When faced with our frailty and even mortality, it’s funny but not ‘ha ha’ funny, how we suddenly reassess our priorities. Our all-important project now seem insignificant. Paling in comparison to the boulder of uncertainty that now impedes us. Just last week you told your wife that there’s no way you could get the day off work so both of you could celebrate your wedding anniversary. Too much on your desk that needed your attention. Now today as you watch her gasp for breath in a hospital bed, there you are, away from work. Vowing not to leave without her. Work could wait.
I know, it’s funny the way we could juggle our lives and put things in perspective once we come face to face with a life-changing moment, not only in our own lives but the lives of our loved ones. I took my soul-mate to the hospital at 3am Monday morning as she was having asthma-like complications. As I looked at her, huffing and puffing her way to the car, my life, past, present and future flashed before my eyes. The ‘what ifs’ were overwhelming. I knew she was going to be ok, but still, what if?

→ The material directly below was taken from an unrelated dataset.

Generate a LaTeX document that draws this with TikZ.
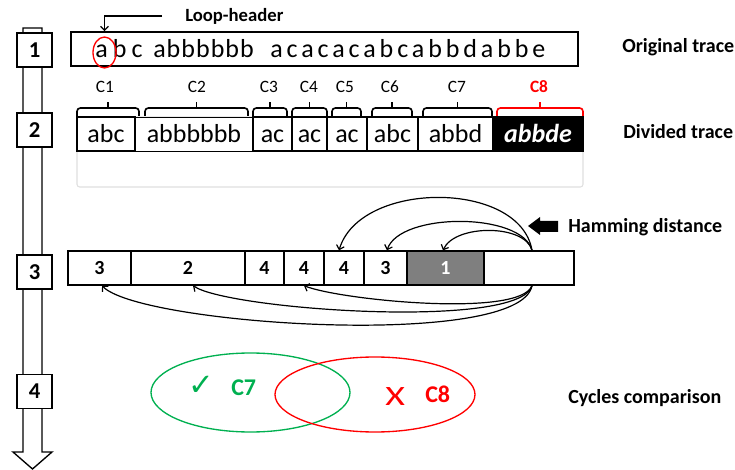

One of my many blessings I bragged about was that I had both of my grandmothers alive and over 100 years old. In fact, I had never had a death of anyone that was close to me since I was a little boy, and that was my 103 year-old great-grandmother, who I didn’t even live with. Last month, the younger of my grandmother passed. Today, her son, who is my dad, lies fighting for his life in a London hospital. His prognosis looks bleak.
What does this all mean? Perhaps nothing. Just another page in the book of life to some. To others, it’s an eye-opener. A time to look at what’s important and how much value to assign to them. Unfortunately, many of us are too busy to notice until we are facing our own mortality.